» To be done
Copy the first line of the material below and every later line through the line containing "783, 119, 113];", without any other output.

» Supplied information
-- Begin --

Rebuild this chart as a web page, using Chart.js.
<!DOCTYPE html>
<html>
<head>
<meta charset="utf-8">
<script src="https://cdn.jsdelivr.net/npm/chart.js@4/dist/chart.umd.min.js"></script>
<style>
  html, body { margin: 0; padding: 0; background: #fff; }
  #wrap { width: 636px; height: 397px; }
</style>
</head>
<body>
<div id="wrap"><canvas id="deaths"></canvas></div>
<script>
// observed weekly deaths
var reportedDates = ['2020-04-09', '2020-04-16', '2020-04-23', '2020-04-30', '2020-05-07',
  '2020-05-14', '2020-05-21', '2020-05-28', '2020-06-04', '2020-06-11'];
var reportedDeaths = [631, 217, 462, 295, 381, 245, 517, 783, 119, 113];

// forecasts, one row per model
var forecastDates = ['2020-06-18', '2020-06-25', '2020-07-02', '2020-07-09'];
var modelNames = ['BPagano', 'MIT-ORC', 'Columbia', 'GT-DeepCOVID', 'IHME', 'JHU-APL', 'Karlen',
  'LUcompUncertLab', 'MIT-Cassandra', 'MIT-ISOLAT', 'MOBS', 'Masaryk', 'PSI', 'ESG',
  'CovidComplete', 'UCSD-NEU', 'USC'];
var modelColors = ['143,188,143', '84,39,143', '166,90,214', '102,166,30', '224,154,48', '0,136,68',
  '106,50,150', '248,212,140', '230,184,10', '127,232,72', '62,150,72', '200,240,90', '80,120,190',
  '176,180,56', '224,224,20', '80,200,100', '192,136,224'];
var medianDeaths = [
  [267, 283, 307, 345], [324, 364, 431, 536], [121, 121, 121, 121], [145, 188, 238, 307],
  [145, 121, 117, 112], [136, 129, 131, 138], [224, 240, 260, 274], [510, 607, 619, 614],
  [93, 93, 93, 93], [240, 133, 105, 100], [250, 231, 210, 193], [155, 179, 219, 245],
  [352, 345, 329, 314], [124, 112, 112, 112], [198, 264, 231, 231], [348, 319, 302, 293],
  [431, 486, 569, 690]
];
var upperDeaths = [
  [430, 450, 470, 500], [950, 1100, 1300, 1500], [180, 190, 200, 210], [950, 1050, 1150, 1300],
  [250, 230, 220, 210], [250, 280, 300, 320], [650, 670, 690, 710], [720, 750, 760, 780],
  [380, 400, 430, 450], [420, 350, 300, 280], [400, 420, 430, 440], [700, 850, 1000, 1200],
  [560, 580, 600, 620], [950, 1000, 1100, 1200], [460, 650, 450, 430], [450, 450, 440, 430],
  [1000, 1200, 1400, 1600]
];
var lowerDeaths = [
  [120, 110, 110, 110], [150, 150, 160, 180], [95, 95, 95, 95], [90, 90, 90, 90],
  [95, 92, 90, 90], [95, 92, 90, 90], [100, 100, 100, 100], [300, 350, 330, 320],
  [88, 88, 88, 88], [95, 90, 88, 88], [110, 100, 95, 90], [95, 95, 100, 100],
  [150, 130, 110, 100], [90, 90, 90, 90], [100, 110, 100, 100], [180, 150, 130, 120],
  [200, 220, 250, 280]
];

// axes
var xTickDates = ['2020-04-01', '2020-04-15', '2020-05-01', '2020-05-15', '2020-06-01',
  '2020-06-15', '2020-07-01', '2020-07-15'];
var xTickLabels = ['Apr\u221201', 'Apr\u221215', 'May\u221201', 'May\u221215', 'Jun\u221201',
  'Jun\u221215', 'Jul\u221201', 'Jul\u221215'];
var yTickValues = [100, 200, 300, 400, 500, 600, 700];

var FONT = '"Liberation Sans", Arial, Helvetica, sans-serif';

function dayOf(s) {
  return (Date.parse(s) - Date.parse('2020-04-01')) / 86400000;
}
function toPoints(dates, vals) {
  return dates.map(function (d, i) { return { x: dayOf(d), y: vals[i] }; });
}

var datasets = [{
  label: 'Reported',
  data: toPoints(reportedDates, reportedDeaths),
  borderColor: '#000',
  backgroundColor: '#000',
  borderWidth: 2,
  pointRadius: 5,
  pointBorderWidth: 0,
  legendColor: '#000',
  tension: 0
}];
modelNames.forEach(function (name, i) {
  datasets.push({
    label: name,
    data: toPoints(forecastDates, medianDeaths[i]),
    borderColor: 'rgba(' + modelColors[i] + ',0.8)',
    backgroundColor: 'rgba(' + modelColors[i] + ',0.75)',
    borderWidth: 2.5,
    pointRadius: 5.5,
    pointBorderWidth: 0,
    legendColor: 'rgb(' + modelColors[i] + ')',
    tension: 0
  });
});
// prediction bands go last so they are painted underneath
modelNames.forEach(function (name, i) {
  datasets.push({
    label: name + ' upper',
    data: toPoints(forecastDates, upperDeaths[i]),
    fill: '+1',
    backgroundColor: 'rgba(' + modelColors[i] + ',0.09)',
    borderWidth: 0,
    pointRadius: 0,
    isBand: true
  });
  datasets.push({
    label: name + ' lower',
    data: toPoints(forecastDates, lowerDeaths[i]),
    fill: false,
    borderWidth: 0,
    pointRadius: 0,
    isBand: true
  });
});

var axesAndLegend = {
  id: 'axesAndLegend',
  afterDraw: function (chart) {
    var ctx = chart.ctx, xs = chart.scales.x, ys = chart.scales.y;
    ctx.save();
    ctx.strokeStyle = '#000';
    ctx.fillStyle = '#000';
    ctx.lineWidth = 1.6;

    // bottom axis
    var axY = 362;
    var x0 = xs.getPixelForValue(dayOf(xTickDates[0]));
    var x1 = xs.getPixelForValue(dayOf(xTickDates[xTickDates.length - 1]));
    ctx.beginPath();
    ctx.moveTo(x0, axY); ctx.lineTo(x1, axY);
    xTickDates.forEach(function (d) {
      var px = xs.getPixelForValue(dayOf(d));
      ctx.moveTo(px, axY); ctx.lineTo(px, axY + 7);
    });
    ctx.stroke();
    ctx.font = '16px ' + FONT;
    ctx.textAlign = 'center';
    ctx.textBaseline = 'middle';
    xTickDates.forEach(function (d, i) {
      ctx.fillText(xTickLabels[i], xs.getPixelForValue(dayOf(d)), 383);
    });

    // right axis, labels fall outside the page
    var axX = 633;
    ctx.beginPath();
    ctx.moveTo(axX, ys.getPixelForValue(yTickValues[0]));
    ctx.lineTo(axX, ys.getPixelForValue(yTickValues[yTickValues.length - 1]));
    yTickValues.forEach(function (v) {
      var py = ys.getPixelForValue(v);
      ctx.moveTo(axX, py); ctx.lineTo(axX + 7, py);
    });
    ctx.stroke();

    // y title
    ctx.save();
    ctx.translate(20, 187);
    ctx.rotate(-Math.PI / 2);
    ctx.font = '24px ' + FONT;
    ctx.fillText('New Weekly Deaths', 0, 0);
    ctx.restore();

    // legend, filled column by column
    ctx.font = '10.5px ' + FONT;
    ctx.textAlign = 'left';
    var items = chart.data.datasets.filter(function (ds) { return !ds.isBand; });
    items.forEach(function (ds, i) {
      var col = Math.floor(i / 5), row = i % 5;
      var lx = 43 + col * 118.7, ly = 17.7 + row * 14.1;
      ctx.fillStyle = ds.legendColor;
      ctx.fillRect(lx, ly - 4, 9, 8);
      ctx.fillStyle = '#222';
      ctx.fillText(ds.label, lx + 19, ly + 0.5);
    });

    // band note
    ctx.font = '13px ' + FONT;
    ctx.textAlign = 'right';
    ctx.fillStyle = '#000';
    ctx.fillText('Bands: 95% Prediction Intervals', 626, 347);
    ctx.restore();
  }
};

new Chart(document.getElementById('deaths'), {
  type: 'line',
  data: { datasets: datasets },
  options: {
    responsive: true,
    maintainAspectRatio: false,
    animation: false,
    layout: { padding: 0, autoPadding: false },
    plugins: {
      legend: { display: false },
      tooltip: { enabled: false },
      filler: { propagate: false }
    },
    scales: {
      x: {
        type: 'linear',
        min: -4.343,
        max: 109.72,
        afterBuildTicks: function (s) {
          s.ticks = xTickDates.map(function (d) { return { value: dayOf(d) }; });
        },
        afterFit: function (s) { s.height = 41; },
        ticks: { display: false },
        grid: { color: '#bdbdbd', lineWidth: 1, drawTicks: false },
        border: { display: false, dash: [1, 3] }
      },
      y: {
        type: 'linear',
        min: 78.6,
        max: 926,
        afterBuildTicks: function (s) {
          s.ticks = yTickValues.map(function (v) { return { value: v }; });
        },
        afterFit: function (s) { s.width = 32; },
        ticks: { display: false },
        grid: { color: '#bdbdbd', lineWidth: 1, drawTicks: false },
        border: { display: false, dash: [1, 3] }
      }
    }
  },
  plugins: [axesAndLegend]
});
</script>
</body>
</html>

-- End --

» Written response
Rebuild this chart as a web page, using Chart.js.
<!DOCTYPE html>
<html>
<head>
<meta charset="utf-8">
<script src="https://cdn.jsdelivr.net/npm/chart.js@4/dist/chart.umd.min.js"></script>
<style>
  html, body { margin: 0; padding: 0; background: #fff; }
  #wrap { width: 636px; height: 397px; }
</style>
</head>
<body>
<div id="wrap"><canvas id="deaths"></canvas></div>
<script>
// observed weekly deaths
var reportedDates = ['2020-04-09', '2020-04-16', '2020-04-23', '2020-04-30', '2020-05-07',
  '2020-05-14', '2020-05-21', '2020-05-28', '2020-06-04', '2020-06-11'];
var reportedDeaths = [631, 217, 462, 295, 381, 245, 517, 783, 119, 113];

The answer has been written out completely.